***** DATA LINES *****

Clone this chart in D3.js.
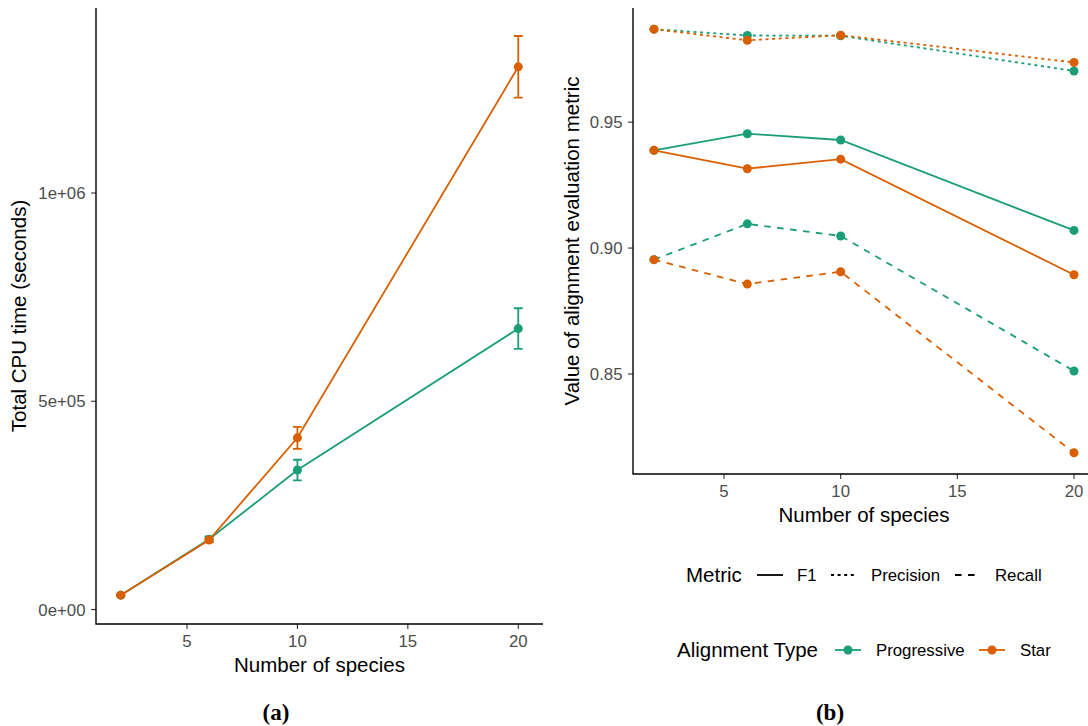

*****
***** DATA LINES *****

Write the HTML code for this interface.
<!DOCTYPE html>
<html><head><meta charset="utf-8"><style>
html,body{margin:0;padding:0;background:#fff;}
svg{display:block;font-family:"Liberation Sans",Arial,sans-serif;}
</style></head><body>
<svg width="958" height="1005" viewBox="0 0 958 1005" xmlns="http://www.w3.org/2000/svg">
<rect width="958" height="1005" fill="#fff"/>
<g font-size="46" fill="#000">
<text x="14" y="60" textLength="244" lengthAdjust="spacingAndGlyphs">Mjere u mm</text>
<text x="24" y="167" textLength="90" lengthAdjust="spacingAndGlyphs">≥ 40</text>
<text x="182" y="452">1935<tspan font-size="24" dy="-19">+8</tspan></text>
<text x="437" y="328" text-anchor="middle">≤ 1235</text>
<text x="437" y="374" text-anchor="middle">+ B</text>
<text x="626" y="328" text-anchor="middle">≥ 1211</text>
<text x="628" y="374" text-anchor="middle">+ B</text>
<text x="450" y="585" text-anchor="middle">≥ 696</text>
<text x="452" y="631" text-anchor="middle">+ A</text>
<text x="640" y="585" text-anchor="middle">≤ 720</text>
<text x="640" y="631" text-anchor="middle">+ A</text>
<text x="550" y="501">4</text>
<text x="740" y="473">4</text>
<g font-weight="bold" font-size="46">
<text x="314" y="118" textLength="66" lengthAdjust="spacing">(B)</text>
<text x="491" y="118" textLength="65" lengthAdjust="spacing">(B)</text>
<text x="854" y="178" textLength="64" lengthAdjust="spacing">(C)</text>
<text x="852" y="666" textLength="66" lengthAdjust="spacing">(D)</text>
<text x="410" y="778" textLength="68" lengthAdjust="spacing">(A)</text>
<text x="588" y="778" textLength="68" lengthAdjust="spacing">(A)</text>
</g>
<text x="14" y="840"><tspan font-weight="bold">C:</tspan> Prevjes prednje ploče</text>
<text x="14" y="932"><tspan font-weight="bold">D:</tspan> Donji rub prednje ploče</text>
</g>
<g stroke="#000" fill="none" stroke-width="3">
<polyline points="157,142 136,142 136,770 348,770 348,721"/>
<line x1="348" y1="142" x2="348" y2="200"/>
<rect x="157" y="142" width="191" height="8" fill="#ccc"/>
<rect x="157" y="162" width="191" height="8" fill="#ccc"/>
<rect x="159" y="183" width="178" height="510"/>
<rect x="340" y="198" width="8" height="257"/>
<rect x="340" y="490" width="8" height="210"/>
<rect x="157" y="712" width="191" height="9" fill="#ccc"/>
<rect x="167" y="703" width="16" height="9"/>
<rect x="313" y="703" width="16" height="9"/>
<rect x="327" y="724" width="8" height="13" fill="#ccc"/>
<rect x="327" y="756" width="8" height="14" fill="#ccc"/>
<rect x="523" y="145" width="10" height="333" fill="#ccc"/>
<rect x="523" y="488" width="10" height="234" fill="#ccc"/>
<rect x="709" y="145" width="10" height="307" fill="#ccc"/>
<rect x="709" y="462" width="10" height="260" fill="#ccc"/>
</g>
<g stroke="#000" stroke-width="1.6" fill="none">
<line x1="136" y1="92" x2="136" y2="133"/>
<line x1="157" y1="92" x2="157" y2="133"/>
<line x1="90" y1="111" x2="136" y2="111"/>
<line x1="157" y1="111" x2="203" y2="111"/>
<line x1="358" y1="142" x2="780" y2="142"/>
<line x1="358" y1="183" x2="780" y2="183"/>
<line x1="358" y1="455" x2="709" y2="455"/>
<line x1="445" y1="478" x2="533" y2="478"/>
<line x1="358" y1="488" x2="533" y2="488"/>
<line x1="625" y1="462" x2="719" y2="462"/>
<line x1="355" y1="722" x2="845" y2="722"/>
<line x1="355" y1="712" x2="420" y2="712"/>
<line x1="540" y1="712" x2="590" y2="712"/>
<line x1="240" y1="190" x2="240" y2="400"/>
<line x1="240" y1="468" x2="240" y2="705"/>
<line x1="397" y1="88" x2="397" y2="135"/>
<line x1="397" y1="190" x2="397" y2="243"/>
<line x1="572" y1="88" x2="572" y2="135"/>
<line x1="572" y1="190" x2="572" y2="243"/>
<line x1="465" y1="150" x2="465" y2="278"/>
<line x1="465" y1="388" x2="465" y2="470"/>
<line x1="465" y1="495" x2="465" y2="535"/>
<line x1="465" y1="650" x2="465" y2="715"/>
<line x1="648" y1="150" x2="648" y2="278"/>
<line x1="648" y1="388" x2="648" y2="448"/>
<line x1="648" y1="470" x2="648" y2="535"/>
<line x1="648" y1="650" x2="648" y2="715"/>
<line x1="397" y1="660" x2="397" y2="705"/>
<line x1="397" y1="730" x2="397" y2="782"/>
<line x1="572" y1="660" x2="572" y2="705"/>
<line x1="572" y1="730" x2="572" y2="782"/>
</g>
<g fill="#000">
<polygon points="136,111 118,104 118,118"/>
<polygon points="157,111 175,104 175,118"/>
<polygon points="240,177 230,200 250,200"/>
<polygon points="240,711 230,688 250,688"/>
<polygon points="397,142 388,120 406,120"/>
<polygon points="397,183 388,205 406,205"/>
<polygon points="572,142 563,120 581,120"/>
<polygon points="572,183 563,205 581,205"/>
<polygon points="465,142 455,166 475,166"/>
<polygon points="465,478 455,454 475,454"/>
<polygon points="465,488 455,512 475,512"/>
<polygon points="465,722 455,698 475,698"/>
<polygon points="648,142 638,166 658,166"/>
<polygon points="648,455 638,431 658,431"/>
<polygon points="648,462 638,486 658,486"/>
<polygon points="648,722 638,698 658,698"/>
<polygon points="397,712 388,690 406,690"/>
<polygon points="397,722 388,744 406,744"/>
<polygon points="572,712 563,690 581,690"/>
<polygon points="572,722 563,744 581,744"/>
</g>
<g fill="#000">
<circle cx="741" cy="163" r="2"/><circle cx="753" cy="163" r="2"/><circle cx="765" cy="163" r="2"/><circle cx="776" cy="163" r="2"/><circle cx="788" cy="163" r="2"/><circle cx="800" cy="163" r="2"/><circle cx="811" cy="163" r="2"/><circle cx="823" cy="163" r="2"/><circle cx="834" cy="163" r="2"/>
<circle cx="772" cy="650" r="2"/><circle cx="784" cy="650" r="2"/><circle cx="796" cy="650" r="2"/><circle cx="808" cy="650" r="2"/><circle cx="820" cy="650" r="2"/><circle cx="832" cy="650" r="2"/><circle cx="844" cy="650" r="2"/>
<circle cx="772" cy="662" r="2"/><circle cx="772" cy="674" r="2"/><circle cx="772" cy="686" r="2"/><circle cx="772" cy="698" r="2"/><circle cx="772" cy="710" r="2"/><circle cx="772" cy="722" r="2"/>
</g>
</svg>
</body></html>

*****
***** DATA LINES *****

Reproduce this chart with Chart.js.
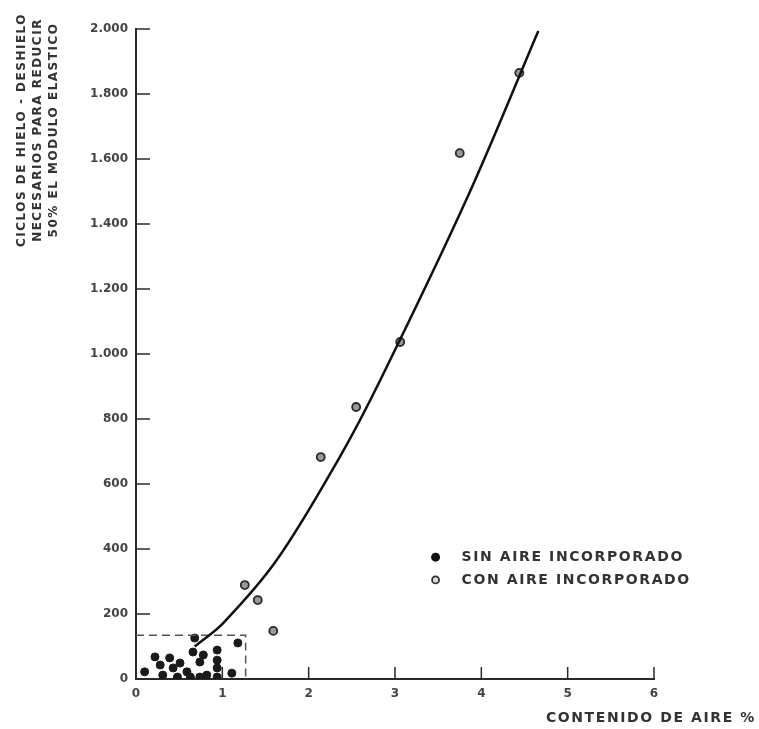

*****

• **YOUR GOAL**: Report all lines of the data above that include the string "this".

• **EXERCISE SOLUTION**:
Clone this chart in D3.js.
Write the HTML code for this interface.
Reproduce this chart with Chart.js.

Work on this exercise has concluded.